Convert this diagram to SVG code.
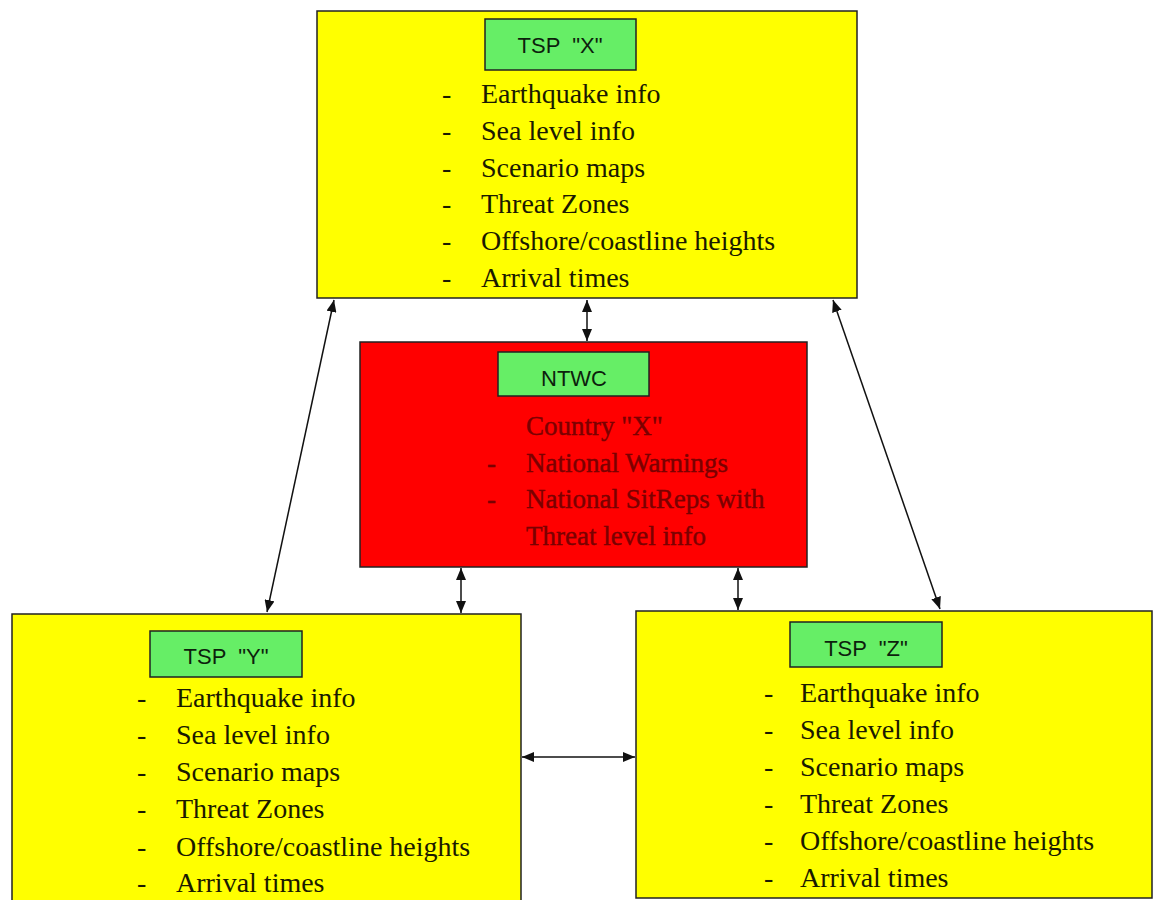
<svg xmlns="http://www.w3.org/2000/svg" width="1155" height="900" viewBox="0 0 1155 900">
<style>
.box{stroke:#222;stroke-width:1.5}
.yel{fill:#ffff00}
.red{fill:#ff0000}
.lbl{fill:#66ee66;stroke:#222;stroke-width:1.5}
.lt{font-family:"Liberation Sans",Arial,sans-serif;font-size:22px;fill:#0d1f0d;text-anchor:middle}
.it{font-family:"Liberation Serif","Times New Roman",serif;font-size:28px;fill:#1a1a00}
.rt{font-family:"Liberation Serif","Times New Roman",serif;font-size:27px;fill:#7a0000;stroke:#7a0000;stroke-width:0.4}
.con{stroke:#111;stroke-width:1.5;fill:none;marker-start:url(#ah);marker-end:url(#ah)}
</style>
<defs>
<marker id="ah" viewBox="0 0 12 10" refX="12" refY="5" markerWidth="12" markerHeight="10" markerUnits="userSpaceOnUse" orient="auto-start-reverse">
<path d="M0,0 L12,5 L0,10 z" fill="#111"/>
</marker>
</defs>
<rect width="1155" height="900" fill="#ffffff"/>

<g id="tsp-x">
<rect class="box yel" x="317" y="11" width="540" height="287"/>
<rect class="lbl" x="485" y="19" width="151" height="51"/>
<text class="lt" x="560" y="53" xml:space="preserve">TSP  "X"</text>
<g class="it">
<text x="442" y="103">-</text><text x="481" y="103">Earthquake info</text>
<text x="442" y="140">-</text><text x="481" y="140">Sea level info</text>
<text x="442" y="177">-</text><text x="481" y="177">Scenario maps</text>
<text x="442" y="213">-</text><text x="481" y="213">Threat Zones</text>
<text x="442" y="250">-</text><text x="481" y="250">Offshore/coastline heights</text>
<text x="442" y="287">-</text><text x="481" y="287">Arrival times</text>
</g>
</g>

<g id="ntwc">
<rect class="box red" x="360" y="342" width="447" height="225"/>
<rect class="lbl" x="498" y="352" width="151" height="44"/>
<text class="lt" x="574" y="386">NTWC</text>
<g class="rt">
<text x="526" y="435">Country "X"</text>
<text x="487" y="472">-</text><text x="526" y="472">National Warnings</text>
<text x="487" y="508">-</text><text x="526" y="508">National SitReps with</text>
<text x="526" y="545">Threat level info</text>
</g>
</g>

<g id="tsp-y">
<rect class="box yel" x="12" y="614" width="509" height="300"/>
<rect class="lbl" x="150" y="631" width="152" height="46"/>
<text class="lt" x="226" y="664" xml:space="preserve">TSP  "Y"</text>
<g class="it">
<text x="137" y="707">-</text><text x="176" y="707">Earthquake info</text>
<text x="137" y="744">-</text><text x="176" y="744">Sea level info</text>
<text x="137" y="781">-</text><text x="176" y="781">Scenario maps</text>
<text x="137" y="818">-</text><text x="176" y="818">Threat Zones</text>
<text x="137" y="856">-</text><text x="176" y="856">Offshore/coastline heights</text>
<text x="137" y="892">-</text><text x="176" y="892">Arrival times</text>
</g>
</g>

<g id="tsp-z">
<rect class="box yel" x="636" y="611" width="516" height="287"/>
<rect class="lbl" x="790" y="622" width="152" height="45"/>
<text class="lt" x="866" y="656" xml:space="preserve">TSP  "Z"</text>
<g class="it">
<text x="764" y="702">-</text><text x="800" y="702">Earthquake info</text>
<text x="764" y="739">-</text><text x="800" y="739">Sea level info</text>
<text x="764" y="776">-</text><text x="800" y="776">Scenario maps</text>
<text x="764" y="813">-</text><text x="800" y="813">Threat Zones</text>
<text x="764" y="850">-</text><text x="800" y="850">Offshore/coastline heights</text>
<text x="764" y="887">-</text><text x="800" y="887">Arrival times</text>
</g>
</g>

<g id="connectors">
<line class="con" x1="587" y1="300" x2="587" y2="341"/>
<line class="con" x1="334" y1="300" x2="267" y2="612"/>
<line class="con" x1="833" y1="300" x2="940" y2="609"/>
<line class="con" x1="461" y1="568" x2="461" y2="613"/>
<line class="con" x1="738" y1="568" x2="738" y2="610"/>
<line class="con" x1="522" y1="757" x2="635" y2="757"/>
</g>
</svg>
********************
[WHAT TO PRODUCE]
In your copy, leave out the pictures and reproduce the material above exactly.

[REPLY TO THE EXERCISE]
Convert this diagram to SVG code.
<svg xmlns="http://www.w3.org/2000/svg" width="1155" height="900" viewBox="0 0 1155 900">
<style>
.box{stroke:#222;stroke-width:1.5}
.yel{fill:#ffff00}
.red{fill:#ff0000}
.lbl{fill:#66ee66;stroke:#222;stroke-width:1.5}
.lt{font-family:"Liberation Sans",Arial,sans-serif;font-size:22px;fill:#0d1f0d;text-anchor:middle}
.it{font-family:"Liberation Serif","Times New Roman",serif;font-size:28px;fill:#1a1a00}
.rt{font-family:"Liberation Serif","Times New Roman",serif;font-size:27px;fill:#7a0000;stroke:#7a0000;stroke-width:0.4}
.con{stroke:#111;stroke-width:1.5;fill:none;marker-start:url(#ah);marker-end:url(#ah)}
</style>
<defs>
<marker id="ah" viewBox="0 0 12 10" refX="12" refY="5" markerWidth="12" markerHeight="10" markerUnits="userSpaceOnUse" orient="auto-start-reverse">
<path d="M0,0 L12,5 L0,10 z" fill="#111"/>
</marker>
</defs>
<rect width="1155" height="900" fill="#ffffff"/>

<g id="tsp-x">
<rect class="box yel" x="317" y="11" width="540" height="287"/>
<rect class="lbl" x="485" y="19" width="151" height="51"/>
<text class="lt" x="560" y="53" xml:space="preserve">TSP  "X"</text>
<g class="it">
<text x="442" y="103">-</text><text x="481" y="103">Earthquake info</text>
<text x="442" y="140">-</text><text x="481" y="140">Sea level info</text>
<text x="442" y="177">-</text><text x="481" y="177">Scenario maps</text>
<text x="442" y="213">-</text><text x="481" y="213">Threat Zones</text>
<text x="442" y="250">-</text><text x="481" y="250">Offshore/coastline heights</text>
<text x="442" y="287">-</text><text x="481" y="287">Arrival times</text>
</g>
</g>

<g id="ntwc">
<rect class="box red" x="360" y="342" width="447" height="225"/>
<rect class="lbl" x="498" y="352" width="151" height="44"/>
<text class="lt" x="574" y="386">NTWC</text>
<g class="rt">
<text x="526" y="435">Country "X"</text>
<text x="487" y="472">-</text><text x="526" y="472">National Warnings</text>
<text x="487" y="508">-</text><text x="526" y="508">National SitReps with</text>
<text x="526" y="545">Threat level info</text>
</g>
</g>

<g id="tsp-y">
<rect class="box yel" x="12" y="614" width="509" height="300"/>
<rect class="lbl" x="150" y="631" width="152" height="46"/>
<text class="lt" x="226" y="664" xml:space="preserve">TSP  "Y"</text>
<g class="it">
<text x="137" y="707">-</text><text x="176" y="707">Earthquake info</text>
<text x="137" y="744">-</text><text x="176" y="744">Sea level info</text>
<text x="137" y="781">-</text><text x="176" y="781">Scenario maps</text>
<text x="137" y="818">-</text><text x="176" y="818">Threat Zones</text>
<text x="137" y="856">-</text><text x="176" y="856">Offshore/coastline heights</text>
<text x="137" y="892">-</text><text x="176" y="892">Arrival times</text>
</g>
</g>

<g id="tsp-z">
<rect class="box yel" x="636" y="611" width="516" height="287"/>
<rect class="lbl" x="790" y="622" width="152" height="45"/>
<text class="lt" x="866" y="656" xml:space="preserve">TSP  "Z"</text>
<g class="it">
<text x="764" y="702">-</text><text x="800" y="702">Earthquake info</text>
<text x="764" y="739">-</text><text x="800" y="739">Sea level info</text>
<text x="764" y="776">-</text><text x="800" y="776">Scenario maps</text>
<text x="764" y="813">-</text><text x="800" y="813">Threat Zones</text>
<text x="764" y="850">-</text><text x="800" y="850">Offshore/coastline heights</text>
<text x="764" y="887">-</text><text x="800" y="887">Arrival times</text>
</g>
</g>

<g id="connectors">
<line class="con" x1="587" y1="300" x2="587" y2="341"/>
<line class="con" x1="334" y1="300" x2="267" y2="612"/>
<line class="con" x1="833" y1="300" x2="940" y2="609"/>
<line class="con" x1="461" y1="568" x2="461" y2="613"/>
<line class="con" x1="738" y1="568" x2="738" y2="610"/>
<line class="con" x1="522" y1="757" x2="635" y2="757"/>
</g>
</svg>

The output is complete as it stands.